Self-coordinated Vehicle Formation

Robots use UWB technology for self-coordinating positioning.

Background

This project was developed from October 2015 to March 2017, advised by Prof. Yuan Shen.

In September 2015, inspired by a TED Talk and this paper, I became interested in swarm robotics.

The drone demo was pretty cool. However, it required OptiTrack for localization. In contrast, the self-assembly robot swarm did not require a base station for locating each node, though this limited the movement abilities of the inner nodes.

After reading this paper, I came up with an idea for a self-coordinated robot system. If each robot node could know the distance between any 2 nodes, all nodes would have enough information to calculate the group's formation. This scheme eliminates the need for a base station.

Cooporative Broadcast Ranging Algorithm.
After nodes A, B, C and D perform ranging using broadcast messages, all nodes receive sufficient information.

To implement this idea, we chose ultra-wideband (UWB) wireless technology. Using Decawave DWM1000 transceiver modules, we were able to measure distances between two modules with millimeter precision. However, as no existing API was available in late 2015, we had to develop the measurement algorithms and communication protocols ourselves.

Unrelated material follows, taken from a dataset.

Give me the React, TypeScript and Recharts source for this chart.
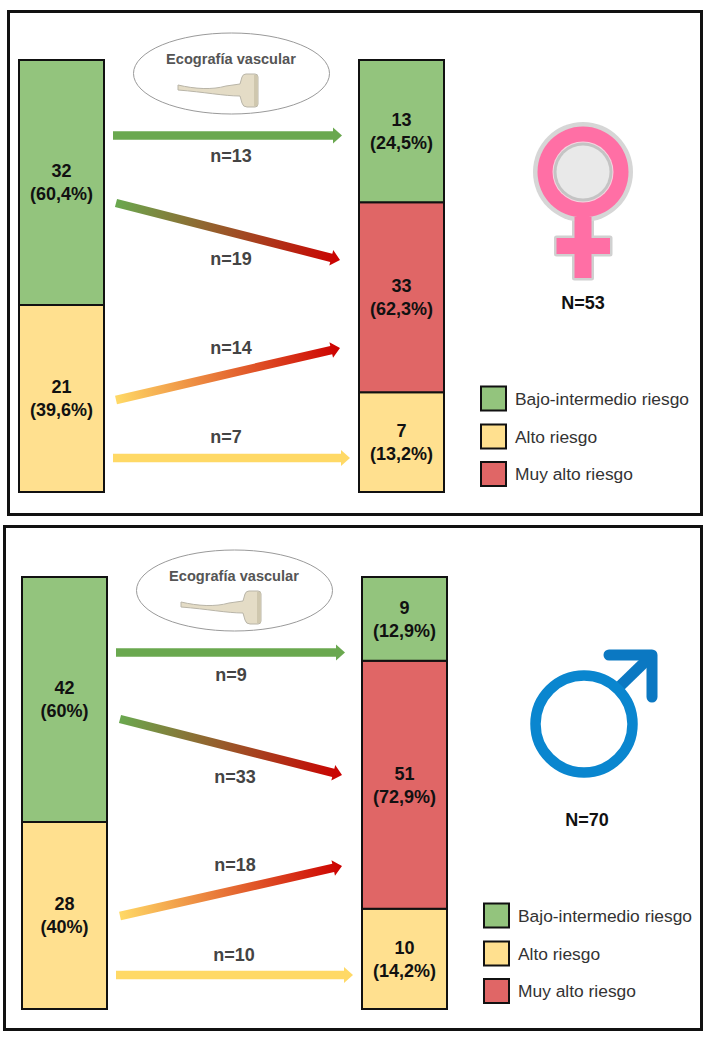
import { Bar, BarChart, LabelList, XAxis, YAxis } from "recharts";

const FONT = "'Liberation Sans', Arial, sans-serif";
const GREEN = "#93C47D";
const YELLOW = "#FFE08F";
const RED = "#E06666";

const PHASES = ["Basal", "Ecografía vascular"];
const LEGEND_NAMES = ["Bajo-intermedio riesgo", "Alto riesgo", "Muy alto riesgo"];

// block heights as drawn in the figure (% of column), they are not to scale with the counts
const WOMEN_LOW = [56.7, 32.9];
const WOMEN_HIGH = [43.3, 23.1];
const WOMEN_VERY_HIGH = [0, 44];
const MEN_LOW = [56.7, 19.4];
const MEN_HIGH = [43.3, 23.2];
const MEN_VERY_HIGH = [0, 57.4];

const WOMEN_LOW_LABELS = [["32", "(60,4%)"], ["13", "(24,5%)"]];
const WOMEN_HIGH_LABELS = [["21", "(39,6%)"], ["7", "(13,2%)"]];
const WOMEN_VERY_HIGH_LABELS = [null, ["33", "(62,3%)"]];
const MEN_LOW_LABELS = [["42", "(60%)"], ["9", "(12,9%)"]];
const MEN_HIGH_LABELS = [["28", "(40%)"], ["10", "(14,2%)"]];
const MEN_VERY_HIGH_LABELS = [null, ["51", "(72,9%)"]];

const WOMEN_FLOWS = ["n=13", "n=19", "n=14", "n=7"];
const MEN_FLOWS = ["n=9", "n=33", "n=18", "n=10"];

function blockLabel(labels: (string[] | null)[]) {
  // recharts drops the empty block from the label list, so count only the blocks that are drawn
  const drawn = labels.filter(Boolean) as string[][];
  return (props: any) => {
    const lines = drawn[props.index];
    if (!lines) return null;
    const cx = props.x + props.width / 2;
    const cy = props.y + props.height / 2;
    return (
      <g fontFamily={FONT} fontSize={18} fontWeight={700} fill="#111" textAnchor="middle">
        <text x={cx} y={cy - 5}>{lines[0]}</text>
        <text x={cx} y={cy + 18}>{lines[1]}</text>
      </g>
    );
  };
}

function Arrow({ id, from, to, colors, width = 8.5 }: any) {
  const [x1, y1] = from;
  const [x2, y2] = to;
  const len = Math.hypot(x2 - x1, y2 - y1);
  const ux = (x2 - x1) / len;
  const uy = (y2 - y1) / len;
  const nx = -uy;
  const ny = ux;
  const headLen = 9;
  const headW = 8;
  const bx = x2 - ux * headLen;
  const by = y2 - uy * headLen;
  const pts = [
    [x1 + nx * width / 2, y1 + ny * width / 2],
    [bx + nx * width / 2, by + ny * width / 2],
    [bx + nx * headW, by + ny * headW],
    [x2, y2],
    [bx - nx * headW, by - ny * headW],
    [bx - nx * width / 2, by - ny * width / 2],
    [x1 - nx * width / 2, y1 - ny * width / 2],
  ];
  return (
    <g>
      <defs>
        <linearGradient id={id} gradientUnits="userSpaceOnUse" x1={x1} y1={y1} x2={x2} y2={y2}>
          <stop offset="0%" stopColor={colors[0]} />
          <stop offset="100%" stopColor={colors[1]} />
        </linearGradient>
      </defs>
      <polygon points={pts.map((p) => p.join(",")).join(" ")} fill={`url(#${id})`} />
    </g>
  );
}

function Probe() {
  return (
    <g>
      <path
        d="M178 85 C195 89 212 90 226 86 L240 84 L242 77 Q243 74 246 74 L255 74 Q258 74 258 77 L258 104 Q258 107 255 107 L247 107 Q243 107 242 103 L240 96 C224 96 204 92 178 90 Z"
        fill="#E4DCC6"
        stroke="#B9B5A8"
        strokeWidth={1}
      />
      <rect x={254} y={75} width={3.5} height={31} fill="#CFC7AE" />
    </g>
  );
}

function FemaleIcon() {
  const cross = "M574.5 217 L591.5 217 L591.5 238 L610 238 L610 254 L591.5 254 L591.5 278 L574.5 278 L574.5 254 L556.5 254 L556.5 238 L574.5 238 Z";
  return (
    <g>
      <path d={cross} fill="#FF6FA5" stroke="#D0D0D0" strokeWidth={5} strokeLinejoin="round" />
      <circle cx={583} cy={172} r={50} fill="#D6D6D6" />
      <circle cx={583} cy={172} r={45.5} fill="#FF6FA5" />
      <circle cx={583} cy={172} r={30.5} fill="#F6D4E0" />
      <circle cx={583} cy={172} r={29.5} fill="#C4C4C4" />
      <circle cx={583} cy={172} r={26.5} fill="#E9E9E9" />
      <path d={cross} fill="#FF6FA5" />
    </g>
  );
}

function MaleIcon() {
  return (
    <g fill="none">
      <g stroke="#0B78C2" strokeWidth={11} strokeLinecap="round" strokeLinejoin="round">
        <path d="M616 690 L652 655" strokeLinecap="butt" />
        <path d="M609 655 L652 655 L652 697" />
      </g>
      <circle cx={584} cy={724} r={48.5} stroke="#0A86CF" strokeWidth={10.5} />
    </g>
  );
}

function Panel({ idPrefix, dx, dy, low, high, veryHigh, lowLabels, highLabels, veryHighLabels, flows, flowYs, arrows, total, totalPos, icon }: any) {
  const data = PHASES.map((phase, i) => ({ phase, low: low[i], high: high[i], veryHigh: veryHigh[i] }));
  const swatches = [GREEN, YELLOW, RED];
  const legendY = [398.5, 436.5, 474];
  const flowColors = [
    ["#6AA84F", "#6AA84F"],
    ["#6AA84F", "#CC0000"],
    ["#FFD966", "#CC0000"],
    ["#FFD966", "#FFD966"],
  ];
  return (
    <div style={{ position: "absolute", left: dx, top: dy, width: 711, height: 520 }}>
      <BarChart
        width={460}
        height={520}
        data={data}
        margin={{ top: 60, right: 16, bottom: 28, left: 18 }}
        style={{ position: "absolute", left: 0, top: 0 }}
      >
        <XAxis dataKey="phase" hide scale="point" padding={{ left: 43, right: 43 }} />
        <YAxis hide domain={[0, 100]} />
        <Bar dataKey="high" stackId="a" fill={YELLOW} stroke="#111" strokeWidth={2} barSize={85} isAnimationActive={false}>
          <LabelList content={blockLabel(highLabels)} />
        </Bar>
        <Bar dataKey="veryHigh" stackId="a" fill={RED} stroke="#111" strokeWidth={2} barSize={85} isAnimationActive={false}>
          <LabelList content={blockLabel(veryHighLabels)} />
        </Bar>
        <Bar dataKey="low" stackId="a" fill={GREEN} stroke="#111" strokeWidth={2} barSize={85} isAnimationActive={false}>
          <LabelList content={blockLabel(lowLabels)} />
        </Bar>
      </BarChart>
      <svg width={711} height={520} style={{ position: "absolute", left: 0, top: 0, overflow: "visible" }}>
        <ellipse cx={231.5} cy={73.5} rx={98} ry={40.5} fill="#fff" stroke="#9A9A9A" strokeWidth={1} />
        <text x={231} y={64} textAnchor="middle" fontFamily={FONT} fontSize={14.6} fontWeight={700} fill="#555">
          Ecografía vascular
        </text>
        <Probe />
        {arrows.map((a: any, i: number) => (
          <Arrow key={i} id={`${idPrefix}-flow-${i}`} from={a[0]} to={a[1]} colors={flowColors[i]} />
        ))}
        {flows.map((f: string, i: number) => (
          <text key={f} x={flowYs[i][0]} y={flowYs[i][1]} textAnchor="middle" fontFamily={FONT} fontSize={18} fontWeight={700} fill="#444">
            {f}
          </text>
        ))}
        {icon}
        <text x={totalPos[0]} y={totalPos[1]} textAnchor="middle" fontFamily={FONT} fontSize={18} fontWeight={700} fill="#111">
          {total}
        </text>
        {LEGEND_NAMES.map((name, i) => (
          <g key={name}>
            <rect x={481} y={legendY[i] - 12} width={25} height={24} fill={swatches[i]} stroke="#111" strokeWidth={2} />
            <text x={515} y={legendY[i] + 6} fontFamily={FONT} fontSize={17.4} fill="#333">
              {name}
            </text>
          </g>
        ))}
      </svg>
    </div>
  );
}

export default function App() {
  return (
    <div style={{ position: "absolute", left: 0, top: 0, width: 711, height: 1040, background: "#fff", overflow: "hidden" }}>
      <div style={{ position: "absolute", left: 7, top: 10, width: 690, height: 500, border: "3px solid #111" }} />
      <div style={{ position: "absolute", left: 3, top: 525, width: 694, height: 500, border: "3.5px solid #111" }} />
      <Panel
        idPrefix="w"
        dx={0}
        dy={0}
        low={WOMEN_LOW}
        high={WOMEN_HIGH}
        veryHigh={WOMEN_VERY_HIGH}
        lowLabels={WOMEN_LOW_LABELS}
        highLabels={WOMEN_HIGH_LABELS}
        veryHighLabels={WOMEN_VERY_HIGH_LABELS}
        flows={WOMEN_FLOWS}
        flowYs={[[231, 162], [231, 265], [231, 354], [226, 443]]}
        arrows={[
          [[113, 135.5], [342, 135.5]],
          [[116, 203], [340, 260]],
          [[116, 400], [340, 348]],
          [[113, 458], [350, 458]],
        ]}
        total="N=53"
        totalPos={[583, 309]}
        icon={<FemaleIcon />}
      />
      <Panel
        idPrefix="m"
        dx={3}
        dy={517}
        low={MEN_LOW}
        high={MEN_HIGH}
        veryHigh={MEN_VERY_HIGH}
        lowLabels={MEN_LOW_LABELS}
        highLabels={MEN_HIGH_LABELS}
        veryHighLabels={MEN_VERY_HIGH_LABELS}
        flows={MEN_FLOWS}
        flowYs={[[228, 164], [232, 266], [232, 354], [231, 444]]}
        arrows={[
          [[113, 135.5], [342, 135.5]],
          [[117, 202], [339, 258]],
          [[117, 399], [339, 349]],
          [[113, 458], [350, 458]],
        ]}
        total="N=70"
        totalPos={[584, 309]}
        icon={<g transform="translate(-3 -517)"><MaleIcon /></g>}
      />
    </div>
  );
}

Our robot car at a glance.

From October 2015 to May 2016, I developed the first version of this project, handling the entire workload—including the circuit, mechanism, embedded system, ranging algorithm, and broadcast protocol—all by myself, except for the motor driver which was designed by Zhe Weng.

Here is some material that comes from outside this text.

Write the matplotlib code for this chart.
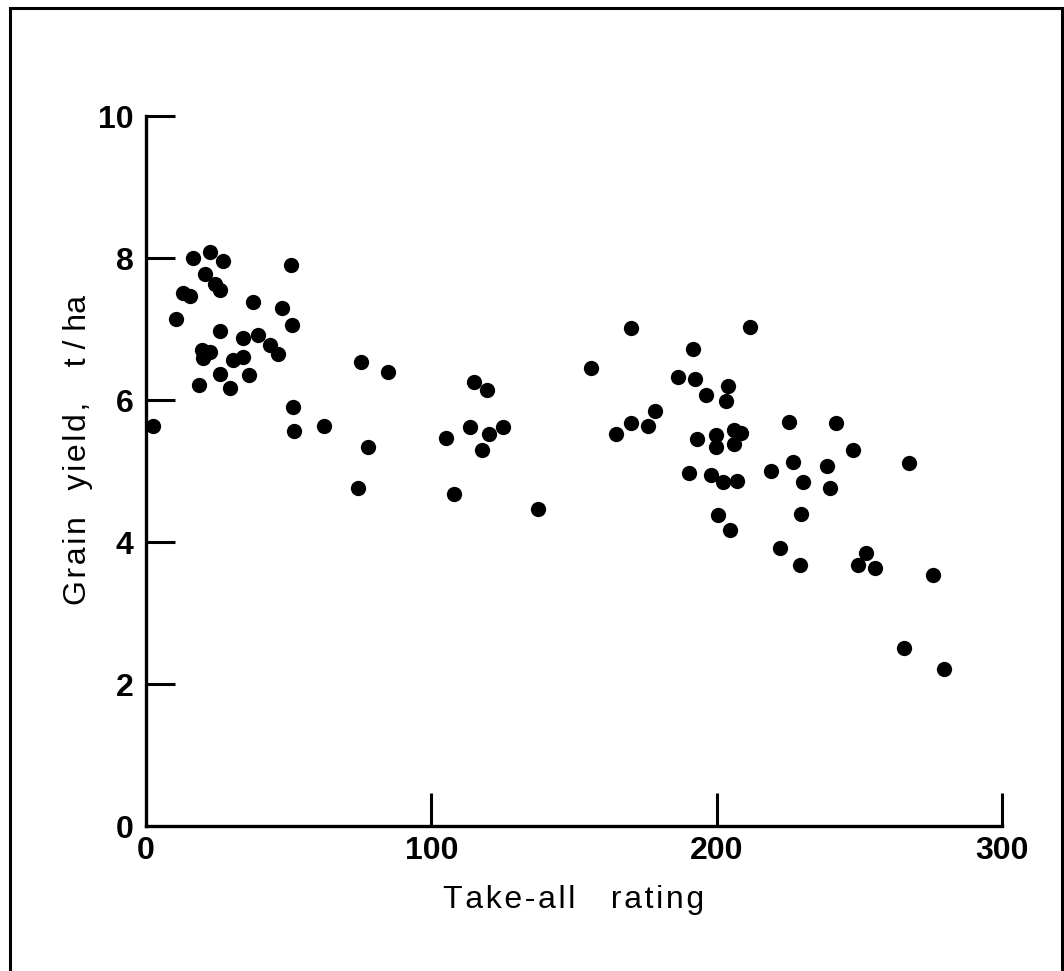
import matplotlib.pyplot as plt
import numpy as np
from matplotlib.patches import Rectangle

# take-all rating vs grain yield (t/ha)
take_all = [16.6, 22.4, 27.1, 50.8, 20.7, 24.2, 25.9, 13.1, 15.4, 37.6,
            47.7, 51.0, 10.4, 25.9, 34.1, 39.3, 43.4, 46.3, 19.5, 22.4,
            20.1, 30.6, 34.1, 25.9, 36.2, 18.7, 29.4, 51.4, 2.3, 51.9,
            62.3, 77.9, 74.2, 75.3, 84.8,
            114.9, 119.5, 113.7, 120.2, 125.1, 105.1, 117.9, 108.0, 137.4, 155.9,
            170.1, 211.6, 191.7, 186.4, 192.5, 204.0, 196.4, 203.4, 178.5, 170.1,
            175.9, 164.6, 193.1, 199.6, 199.9, 206.0, 208.7, 206.0, 190.3, 198.1,
            202.2, 207.1, 218.9, 200.5, 204.6, 225.2, 241.9, 247.7, 226.7, 238.6,
            230.2, 239.6, 267.4, 229.7, 222.1, 229.1, 252.2, 249.7, 255.6, 275.8,
            265.8, 279.5]
grain_yield = [8.00, 8.08, 7.96, 7.90, 7.77, 7.63, 7.55, 7.50, 7.47, 7.38,
               7.29, 7.06, 7.14, 6.97, 6.87, 6.92, 6.77, 6.65, 6.70, 6.68,
               6.59, 6.57, 6.60, 6.36, 6.35, 6.21, 6.17, 5.90, 5.63, 5.57,
               5.63, 5.34, 4.76, 6.54, 6.39,
               6.25, 6.14, 5.62, 5.52, 5.62, 5.47, 5.29, 4.67, 4.46, 6.45,
               7.02, 7.03, 6.72, 6.33, 6.29, 6.20, 6.07, 5.99, 5.84, 5.67,
               5.64, 5.52, 5.45, 5.50, 5.34, 5.58, 5.53, 5.38, 4.97, 4.94,
               4.84, 4.86, 5.00, 4.38, 4.17, 5.69, 5.67, 5.29, 5.12, 5.07,
               4.85, 4.76, 5.11, 4.39, 3.91, 3.68, 3.84, 3.67, 3.64, 3.54,
               2.51, 2.21]

x_ticks = [0, 100, 200, 300]
y_ticks = [0, 2, 4, 6, 8, 10]

W, H = 1064, 971
fig = plt.figure(figsize=(W / 100, H / 100), dpi=100)
fig.patch.set_facecolor("white")

# frame around the whole scanned page
fig.patches.append(Rectangle((10 / W, -0.02), 1052 / W, 1 - 8 / H + 0.02,
                             transform=fig.transFigure, fill=False,
                             edgecolor="black", linewidth=2.2))

ax = fig.add_axes([146 / W, (H - 826) / H, (1002 - 146) / W, (826 - 116) / H])
ax.plot(take_all, grain_yield, "o", color="black", markersize=11,
        markeredgewidth=0, clip_on=False)

ax.set_xlim(0, 300)
ax.set_ylim(0, 10)
for s in ["top", "right"]:
    ax.spines[s].set_visible(False)
for s in ["left", "bottom"]:
    ax.spines[s].set_linewidth(2.4)

ax.set_xticks(x_ticks)
ax.set_yticks(y_ticks)
tick_font = dict(family=["Liberation Sans Narrow", "Liberation Sans"],
                 weight="bold", size=23)
ax.set_xticklabels([str(t) for t in x_ticks], **tick_font)
ax.set_yticklabels([str(t) for t in y_ticks], **tick_font)
ax.tick_params(axis="x", direction="in", length=24, width=2.2, pad=7)
ax.tick_params(axis="y", direction="in", length=21, width=2.2, pad=9)
ax.xaxis.get_ticklines()[0].set_visible(False)
ax.yaxis.get_ticklines()[0].set_visible(False)

# spaced-out lettering like the original typesetting
def spaced(s):
    return "\u200a".join(s)

label_font = dict(family=["Liberation Sans", "DejaVu Sans"], size=23)
ax.set_xlabel(spaced("Take-all") + "    " + spaced("rating"), labelpad=14, **label_font)
ax.set_ylabel(spaced("Grain") + "   " + spaced("yield,") + "    t / ha", **label_font)
ax.yaxis.set_label_coords(-0.062, 0.53)

fig.savefig("out.png", dpi=100, facecolor="white")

From June 2016 to July 2016, Feng Ge assisted with the Decawave protocols for the second version. Additionally, I redesigned the motor driver to a brand new version:)

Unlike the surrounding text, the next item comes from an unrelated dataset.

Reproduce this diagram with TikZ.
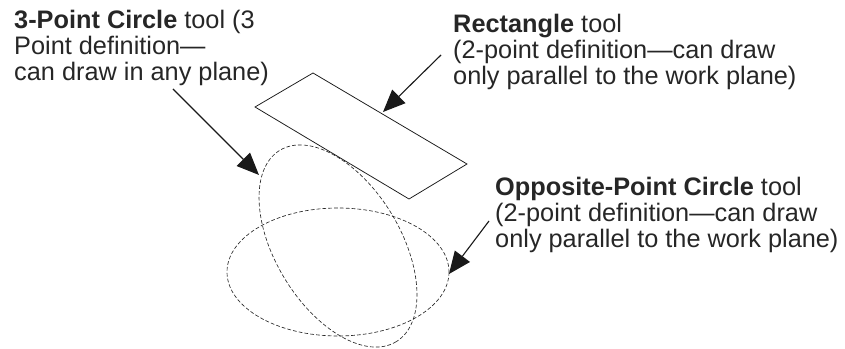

Subsequently, Laixi Shi, Wenhao Ding, and Junda Bi joined and contributed to the final version.

Brief Introduction to the Project

We use ultra-wideband (UWB) wireless technology to measure the distance between any two robot cars, eliminating the need for a base station to localize any car. The cars self-coordinate to determine their positions.

How it works.

Demostrations of This Project

We broadcast the goal to every node, allowing them to determine their movements autonomously without remote control from central nodes or humans.

Formation Change

The video below demostrates how the robot system transforms from a line into a rectangle shape.

The images below show the robot system changing in size.

The robot system shrinks in size.
The robot system expands in size.

Maintain Formation

The images below show the robot system maintaining its rectangular formation while rotating.

Maintain rectangle formation, then rotate counterclockwise.
Maintain rectangle formation, then rotate clockwise.

The images below show the robot system maintaining its rectangular formation while moving.

Maintain rectangle formation, then move forward.
Maintain rectangle formation, then move backward.